Achiever style is predominant in our American society, where the quest for ‘more’ is the underlying current. While this style can be appealing to our collective consciousness and has generated more productivity over time, it can be short-sighted in its approach to doing business and solving problems. The chasing of ‘more’ creates more stress, more competition (often between those on the same side) and often overlooks the impact on the human spirit. Engagement is contingent on success.

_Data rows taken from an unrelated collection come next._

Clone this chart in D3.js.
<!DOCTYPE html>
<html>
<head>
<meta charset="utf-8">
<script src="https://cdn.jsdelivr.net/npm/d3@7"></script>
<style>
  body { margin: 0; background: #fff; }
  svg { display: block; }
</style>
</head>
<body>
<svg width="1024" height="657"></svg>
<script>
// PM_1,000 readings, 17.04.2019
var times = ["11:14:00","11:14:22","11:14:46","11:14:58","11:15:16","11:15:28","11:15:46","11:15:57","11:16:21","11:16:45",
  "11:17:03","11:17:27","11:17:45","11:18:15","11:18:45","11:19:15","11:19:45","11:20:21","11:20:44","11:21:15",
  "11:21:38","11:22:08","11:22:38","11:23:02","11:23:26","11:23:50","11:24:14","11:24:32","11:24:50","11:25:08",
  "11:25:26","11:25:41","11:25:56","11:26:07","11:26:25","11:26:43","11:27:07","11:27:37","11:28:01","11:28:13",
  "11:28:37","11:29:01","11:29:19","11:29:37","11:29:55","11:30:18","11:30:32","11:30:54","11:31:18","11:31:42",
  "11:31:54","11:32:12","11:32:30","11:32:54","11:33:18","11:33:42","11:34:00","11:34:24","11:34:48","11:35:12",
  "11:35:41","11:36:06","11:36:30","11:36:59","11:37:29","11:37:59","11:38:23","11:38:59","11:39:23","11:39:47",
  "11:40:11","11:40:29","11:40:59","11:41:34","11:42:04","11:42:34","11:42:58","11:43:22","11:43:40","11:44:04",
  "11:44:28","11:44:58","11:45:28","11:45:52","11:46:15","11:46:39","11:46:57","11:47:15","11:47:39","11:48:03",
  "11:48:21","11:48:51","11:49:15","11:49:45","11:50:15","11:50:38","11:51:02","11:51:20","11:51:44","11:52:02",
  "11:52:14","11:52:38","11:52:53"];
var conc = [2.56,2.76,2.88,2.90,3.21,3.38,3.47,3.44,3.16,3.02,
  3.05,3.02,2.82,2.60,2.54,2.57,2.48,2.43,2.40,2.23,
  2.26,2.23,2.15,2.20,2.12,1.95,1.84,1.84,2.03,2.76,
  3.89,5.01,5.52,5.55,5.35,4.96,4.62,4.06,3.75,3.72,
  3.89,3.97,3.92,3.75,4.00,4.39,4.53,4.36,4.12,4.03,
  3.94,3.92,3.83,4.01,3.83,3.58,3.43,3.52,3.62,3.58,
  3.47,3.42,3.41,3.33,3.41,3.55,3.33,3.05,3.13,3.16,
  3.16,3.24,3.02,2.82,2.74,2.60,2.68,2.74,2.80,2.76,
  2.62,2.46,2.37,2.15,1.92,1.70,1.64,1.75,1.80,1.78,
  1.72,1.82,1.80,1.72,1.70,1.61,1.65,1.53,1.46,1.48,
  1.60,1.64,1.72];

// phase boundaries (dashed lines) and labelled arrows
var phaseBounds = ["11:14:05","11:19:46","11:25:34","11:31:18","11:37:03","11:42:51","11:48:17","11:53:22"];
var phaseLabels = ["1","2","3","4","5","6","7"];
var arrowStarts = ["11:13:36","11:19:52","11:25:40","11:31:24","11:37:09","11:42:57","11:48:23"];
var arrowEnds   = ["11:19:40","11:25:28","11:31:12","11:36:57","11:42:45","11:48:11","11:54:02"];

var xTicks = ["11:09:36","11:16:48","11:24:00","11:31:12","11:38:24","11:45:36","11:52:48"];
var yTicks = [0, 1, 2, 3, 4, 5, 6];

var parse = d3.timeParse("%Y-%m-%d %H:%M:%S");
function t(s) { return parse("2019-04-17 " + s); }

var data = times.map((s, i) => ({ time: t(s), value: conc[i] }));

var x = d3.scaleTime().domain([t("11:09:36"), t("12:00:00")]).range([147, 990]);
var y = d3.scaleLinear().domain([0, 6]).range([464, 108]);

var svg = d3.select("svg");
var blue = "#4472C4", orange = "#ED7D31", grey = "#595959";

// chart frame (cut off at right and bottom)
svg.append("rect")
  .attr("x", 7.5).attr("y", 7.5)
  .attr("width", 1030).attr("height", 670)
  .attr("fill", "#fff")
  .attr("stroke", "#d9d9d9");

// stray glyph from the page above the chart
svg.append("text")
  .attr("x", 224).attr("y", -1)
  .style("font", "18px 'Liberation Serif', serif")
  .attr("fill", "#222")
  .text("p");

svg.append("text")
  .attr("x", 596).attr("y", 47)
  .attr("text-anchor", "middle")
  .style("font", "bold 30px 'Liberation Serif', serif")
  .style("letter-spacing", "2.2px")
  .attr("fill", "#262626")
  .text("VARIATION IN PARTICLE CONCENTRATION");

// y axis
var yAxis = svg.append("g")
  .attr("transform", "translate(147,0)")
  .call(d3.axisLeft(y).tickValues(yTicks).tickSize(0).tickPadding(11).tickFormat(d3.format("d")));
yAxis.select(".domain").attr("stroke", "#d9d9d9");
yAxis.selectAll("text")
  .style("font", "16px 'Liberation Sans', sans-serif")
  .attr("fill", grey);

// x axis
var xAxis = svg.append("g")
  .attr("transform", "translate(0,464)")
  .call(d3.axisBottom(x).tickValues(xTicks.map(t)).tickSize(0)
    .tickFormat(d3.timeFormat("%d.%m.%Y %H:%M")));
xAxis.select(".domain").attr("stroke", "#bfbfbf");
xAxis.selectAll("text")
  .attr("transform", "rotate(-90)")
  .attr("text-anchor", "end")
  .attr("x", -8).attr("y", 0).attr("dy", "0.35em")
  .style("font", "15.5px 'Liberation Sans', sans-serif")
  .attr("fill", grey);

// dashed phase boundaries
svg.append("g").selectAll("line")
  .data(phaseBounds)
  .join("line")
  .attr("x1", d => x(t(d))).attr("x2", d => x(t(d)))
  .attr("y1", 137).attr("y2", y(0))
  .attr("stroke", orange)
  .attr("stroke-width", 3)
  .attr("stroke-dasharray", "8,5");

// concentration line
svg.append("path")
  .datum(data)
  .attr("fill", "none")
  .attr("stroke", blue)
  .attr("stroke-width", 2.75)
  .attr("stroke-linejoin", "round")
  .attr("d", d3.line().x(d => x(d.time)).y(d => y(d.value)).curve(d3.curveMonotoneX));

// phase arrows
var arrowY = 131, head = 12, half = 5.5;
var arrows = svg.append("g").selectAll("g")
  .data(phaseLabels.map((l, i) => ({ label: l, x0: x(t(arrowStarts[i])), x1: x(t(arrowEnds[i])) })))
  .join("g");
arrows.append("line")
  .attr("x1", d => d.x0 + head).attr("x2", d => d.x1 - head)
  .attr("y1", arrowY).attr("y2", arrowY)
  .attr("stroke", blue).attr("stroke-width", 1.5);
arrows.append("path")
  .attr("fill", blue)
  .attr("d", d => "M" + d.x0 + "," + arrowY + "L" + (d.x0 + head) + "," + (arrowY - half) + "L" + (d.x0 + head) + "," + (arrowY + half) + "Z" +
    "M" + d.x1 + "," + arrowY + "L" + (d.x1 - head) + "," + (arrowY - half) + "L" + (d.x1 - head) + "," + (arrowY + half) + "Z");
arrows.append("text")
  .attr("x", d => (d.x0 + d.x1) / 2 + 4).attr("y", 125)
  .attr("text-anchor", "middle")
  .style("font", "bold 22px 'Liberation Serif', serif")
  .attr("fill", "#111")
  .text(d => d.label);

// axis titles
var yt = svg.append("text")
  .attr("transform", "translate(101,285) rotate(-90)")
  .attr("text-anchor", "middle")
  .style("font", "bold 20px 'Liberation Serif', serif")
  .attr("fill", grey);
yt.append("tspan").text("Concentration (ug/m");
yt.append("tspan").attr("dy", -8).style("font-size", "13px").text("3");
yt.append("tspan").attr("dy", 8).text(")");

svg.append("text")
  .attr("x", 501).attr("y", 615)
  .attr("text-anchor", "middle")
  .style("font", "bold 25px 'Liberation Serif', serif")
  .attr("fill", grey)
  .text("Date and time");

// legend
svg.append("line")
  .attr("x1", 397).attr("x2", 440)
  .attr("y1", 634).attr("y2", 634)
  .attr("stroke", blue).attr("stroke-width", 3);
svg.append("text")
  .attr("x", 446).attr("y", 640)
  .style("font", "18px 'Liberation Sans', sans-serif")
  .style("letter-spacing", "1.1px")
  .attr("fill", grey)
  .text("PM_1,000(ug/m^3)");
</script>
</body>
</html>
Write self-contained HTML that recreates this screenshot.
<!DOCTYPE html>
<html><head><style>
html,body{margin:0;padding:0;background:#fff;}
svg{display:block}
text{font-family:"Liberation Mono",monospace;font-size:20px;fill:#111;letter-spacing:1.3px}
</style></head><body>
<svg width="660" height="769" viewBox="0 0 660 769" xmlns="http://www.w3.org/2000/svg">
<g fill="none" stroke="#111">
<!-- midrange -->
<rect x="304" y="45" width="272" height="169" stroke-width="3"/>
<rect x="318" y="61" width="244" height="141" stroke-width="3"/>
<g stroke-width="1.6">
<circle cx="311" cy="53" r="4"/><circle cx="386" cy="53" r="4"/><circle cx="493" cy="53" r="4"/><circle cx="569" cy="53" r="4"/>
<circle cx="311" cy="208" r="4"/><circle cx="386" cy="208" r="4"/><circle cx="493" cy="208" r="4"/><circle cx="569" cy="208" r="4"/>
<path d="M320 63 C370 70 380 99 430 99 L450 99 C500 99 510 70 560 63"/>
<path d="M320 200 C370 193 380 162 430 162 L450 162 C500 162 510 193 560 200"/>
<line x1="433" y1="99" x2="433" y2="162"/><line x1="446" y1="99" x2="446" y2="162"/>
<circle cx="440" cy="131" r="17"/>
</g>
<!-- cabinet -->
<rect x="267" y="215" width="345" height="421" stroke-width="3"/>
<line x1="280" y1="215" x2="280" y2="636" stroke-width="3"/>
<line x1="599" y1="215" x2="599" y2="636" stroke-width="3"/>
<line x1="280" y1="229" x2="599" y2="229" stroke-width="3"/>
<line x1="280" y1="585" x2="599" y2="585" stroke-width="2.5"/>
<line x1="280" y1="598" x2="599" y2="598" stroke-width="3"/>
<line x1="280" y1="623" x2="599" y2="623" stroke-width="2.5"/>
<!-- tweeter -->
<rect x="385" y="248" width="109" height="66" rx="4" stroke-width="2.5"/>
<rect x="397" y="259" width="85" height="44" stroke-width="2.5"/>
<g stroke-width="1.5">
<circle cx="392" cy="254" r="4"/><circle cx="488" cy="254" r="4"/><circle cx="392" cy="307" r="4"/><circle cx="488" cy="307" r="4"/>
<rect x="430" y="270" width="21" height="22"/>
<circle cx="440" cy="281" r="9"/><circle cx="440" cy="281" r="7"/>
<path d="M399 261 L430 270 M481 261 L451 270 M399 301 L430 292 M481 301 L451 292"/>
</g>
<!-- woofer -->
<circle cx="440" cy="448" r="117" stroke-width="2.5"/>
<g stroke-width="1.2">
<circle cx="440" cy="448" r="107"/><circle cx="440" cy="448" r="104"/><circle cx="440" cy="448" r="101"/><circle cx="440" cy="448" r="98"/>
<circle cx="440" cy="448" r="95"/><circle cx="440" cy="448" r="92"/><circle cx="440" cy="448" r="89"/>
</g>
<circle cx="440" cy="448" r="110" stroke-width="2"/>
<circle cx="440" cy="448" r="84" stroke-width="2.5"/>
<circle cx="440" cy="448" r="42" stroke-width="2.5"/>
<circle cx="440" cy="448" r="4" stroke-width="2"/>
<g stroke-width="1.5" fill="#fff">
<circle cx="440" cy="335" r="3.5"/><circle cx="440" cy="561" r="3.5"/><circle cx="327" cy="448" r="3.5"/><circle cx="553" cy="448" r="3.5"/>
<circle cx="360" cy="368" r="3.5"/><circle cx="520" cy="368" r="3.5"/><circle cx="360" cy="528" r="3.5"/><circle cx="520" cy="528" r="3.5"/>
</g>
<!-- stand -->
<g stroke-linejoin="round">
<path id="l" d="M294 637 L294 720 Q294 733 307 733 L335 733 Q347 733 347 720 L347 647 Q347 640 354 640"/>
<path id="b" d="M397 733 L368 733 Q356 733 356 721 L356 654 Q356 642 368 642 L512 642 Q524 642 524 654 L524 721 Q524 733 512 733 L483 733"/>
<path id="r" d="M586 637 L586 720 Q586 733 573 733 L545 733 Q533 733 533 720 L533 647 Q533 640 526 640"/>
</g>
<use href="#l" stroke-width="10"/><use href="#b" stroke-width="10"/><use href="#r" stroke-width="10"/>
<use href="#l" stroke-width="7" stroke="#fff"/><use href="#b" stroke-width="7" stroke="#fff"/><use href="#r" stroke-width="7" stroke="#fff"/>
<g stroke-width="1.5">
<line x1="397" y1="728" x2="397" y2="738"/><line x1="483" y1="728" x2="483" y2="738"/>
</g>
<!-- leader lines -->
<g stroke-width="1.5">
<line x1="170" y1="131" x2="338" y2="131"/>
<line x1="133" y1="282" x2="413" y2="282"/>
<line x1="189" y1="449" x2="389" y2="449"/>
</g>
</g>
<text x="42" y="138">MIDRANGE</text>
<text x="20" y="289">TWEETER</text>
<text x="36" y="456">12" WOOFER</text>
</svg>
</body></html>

My observation of these styles is that they all suffer from leaders who are operating in unconscious, automatic, habitual, conditioned ways. These styles have been around for thousands of years, get passed down from generation-to-generation, and got us to this point. They have pushed the limits of command-and-control, of fear-based frameworks, of limiting beliefs about humans at work, and can offer us nothing more. If we are to evolve further, if we need to solve the big problems, if we want to increase the untapped potential of the human spirit, we need to evolve our leadership mindsets.

While most of us work for or within organizations that exhibit the styles above, I want to focus in on the evolving styles of leadership. There are a few newer versions of leaders that create more engagement, productivity, fulfillment and happiness at work. These men and women have been increasing in numbers over the past 30 years, and offer us a variety of examples of how to transform the nature, way and places of work right now.

The Collaborators are those who like to build teams and broaden the level of involvement for the workers. They are better communicators, influencers and motivators. These people welcome more input from employees, allowing people to feel more connected and a part of something bigger. They express more compassion and care and increase employee recognition and rewards.

The Integrators are those who blend a healthy balance from all styles and have a meaningful answer to the question ‘Why are we here, why does our organization exist beyond just to make money?” They are values driven and work to build more human-centric organizations, allowing all stakeholders to prosper by being affiliated. They are the more conscious leaders amongst us, and have the ability to see a broader picture, help us see it as well, and allow for others to find their best ways to participate in the organization.

According to Gallup, companies with highly engaged workforces outperform their peers by 147% in earnings per share and realize: 41% fewer quality defects; 48% fewer safety incidents; 28% less shrinkage; 65% less turnover (low-turnover organizations); 25% less turnover; 37% less absenteeism.

What is your level of engagement where you work? What of your co-workers, employees? If we want to have better places where we come to work, we all need to do our part in raising our awareness, our consciousness, our understanding. Conscious leaders are needed at every level, in every department, in every role. Those in positions of authority who are more conscious can have such a huge impact.

As business has added to our lives, so has our knowledge about human nature, especially in and around people in groups and relationships. I’d like to offer the simplest and best definition I ever heard about work is “business is the way we serve each other materially in the best possible way.” What can happen when more conscious leaders take charge and build healthier, happier, more productive workplaces? It’s happening right now, and while small in numbers, are leading the new way of doing business on the planet.

The case for conscious leadership is clear.

If we want to have organizations that ignite the best in people, that provide safe and trusting cultures where people can express their full authenticity, where all stakeholders (beyond just the shareholders) obtain significant gains, then the cornerstone is advancing conscious leadership.

In future posts we will explore conscious leadership in greater depth. I invite you to continue to self-reflect, use my words to trigger your own thinking, spark your own awareness, and come to your own understandings. Assess, discern, investigate, look inside yourself, and continue the journey toward deepening your own definition and practice of conscious leadership!